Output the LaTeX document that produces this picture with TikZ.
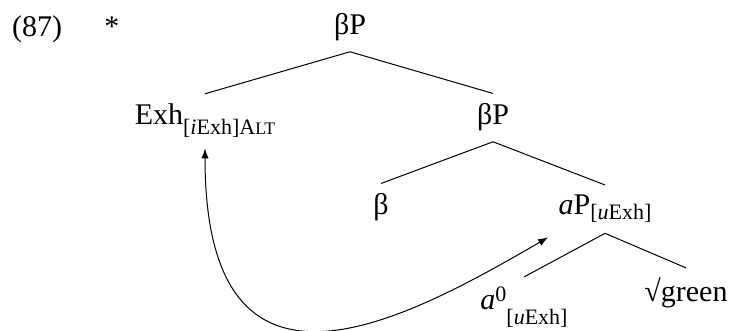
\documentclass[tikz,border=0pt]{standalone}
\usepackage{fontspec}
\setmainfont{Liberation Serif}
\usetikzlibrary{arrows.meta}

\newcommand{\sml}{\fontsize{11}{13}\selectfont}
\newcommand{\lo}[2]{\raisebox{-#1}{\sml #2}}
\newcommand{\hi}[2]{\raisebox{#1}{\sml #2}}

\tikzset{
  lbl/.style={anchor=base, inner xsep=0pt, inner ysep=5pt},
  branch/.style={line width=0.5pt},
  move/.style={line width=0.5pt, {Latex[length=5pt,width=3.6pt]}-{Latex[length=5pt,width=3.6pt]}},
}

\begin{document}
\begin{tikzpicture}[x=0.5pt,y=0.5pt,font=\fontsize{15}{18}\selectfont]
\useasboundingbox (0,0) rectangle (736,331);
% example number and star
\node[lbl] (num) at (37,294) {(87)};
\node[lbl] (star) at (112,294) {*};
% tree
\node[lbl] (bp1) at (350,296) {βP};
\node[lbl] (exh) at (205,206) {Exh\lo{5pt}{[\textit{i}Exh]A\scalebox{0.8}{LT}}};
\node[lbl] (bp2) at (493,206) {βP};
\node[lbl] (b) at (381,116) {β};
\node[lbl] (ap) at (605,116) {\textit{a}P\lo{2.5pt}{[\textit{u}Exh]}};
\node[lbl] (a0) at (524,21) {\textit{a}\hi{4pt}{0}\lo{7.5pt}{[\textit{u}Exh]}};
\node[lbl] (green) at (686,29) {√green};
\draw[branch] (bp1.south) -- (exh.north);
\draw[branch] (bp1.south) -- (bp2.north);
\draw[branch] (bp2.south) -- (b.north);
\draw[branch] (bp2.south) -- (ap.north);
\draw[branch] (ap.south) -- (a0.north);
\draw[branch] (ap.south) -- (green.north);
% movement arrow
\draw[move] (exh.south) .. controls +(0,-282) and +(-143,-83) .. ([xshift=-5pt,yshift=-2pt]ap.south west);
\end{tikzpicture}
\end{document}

(SHORT EXERCISE) Write out the listing above exactly as it stands, pictures excluded.

(ANSWER TO THE PROBLEM)
Output the LaTeX document that produces this picture with TikZ.
\documentclass[tikz,border=0pt]{standalone}
\usepackage{fontspec}
\setmainfont{Liberation Serif}
\usetikzlibrary{arrows.meta}

\newcommand{\sml}{\fontsize{11}{13}\selectfont}
\newcommand{\lo}[2]{\raisebox{-#1}{\sml #2}}
\newcommand{\hi}[2]{\raisebox{#1}{\sml #2}}

\tikzset{
  lbl/.style={anchor=base, inner xsep=0pt, inner ysep=5pt},
  branch/.style={line width=0.5pt},
  move/.style={line width=0.5pt, {Latex[length=5pt,width=3.6pt]}-{Latex[length=5pt,width=3.6pt]}},
}

\begin{document}
\begin{tikzpicture}[x=0.5pt,y=0.5pt,font=\fontsize{15}{18}\selectfont]
\useasboundingbox (0,0) rectangle (736,331);
% example number and star
\node[lbl] (num) at (37,294) {(87)};
\node[lbl] (star) at (112,294) {*};
% tree
\node[lbl] (bp1) at (350,296) {βP};
\node[lbl] (exh) at (205,206) {Exh\lo{5pt}{[\textit{i}Exh]A\scalebox{0.8}{LT}}};
\node[lbl] (bp2) at (493,206) {βP};
\node[lbl] (b) at (381,116) {β};
\node[lbl] (ap) at (605,116) {\textit{a}P\lo{2.5pt}{[\textit{u}Exh]}};
\node[lbl] (a0) at (524,21) {\textit{a}\hi{4pt}{0}\lo{7.5pt}{[\textit{u}Exh]}};
\node[lbl] (green) at (686,29) {√green};
\draw[branch] (bp1.south) -- (exh.north);
\draw[branch] (bp1.south) -- (bp2.north);
\draw[branch] (bp2.south) -- (b.north);
\draw[branch] (bp2.south) -- (ap.north);
\draw[branch] (ap.south) -- (a0.north);
\draw[branch] (ap.south) -- (green.north);
% movement arrow
\draw[move] (exh.south) .. controls +(0,-282) and +(-143,-83) .. ([xshift=-5pt,yshift=-2pt]ap.south west);
\end{tikzpicture}
\end{document}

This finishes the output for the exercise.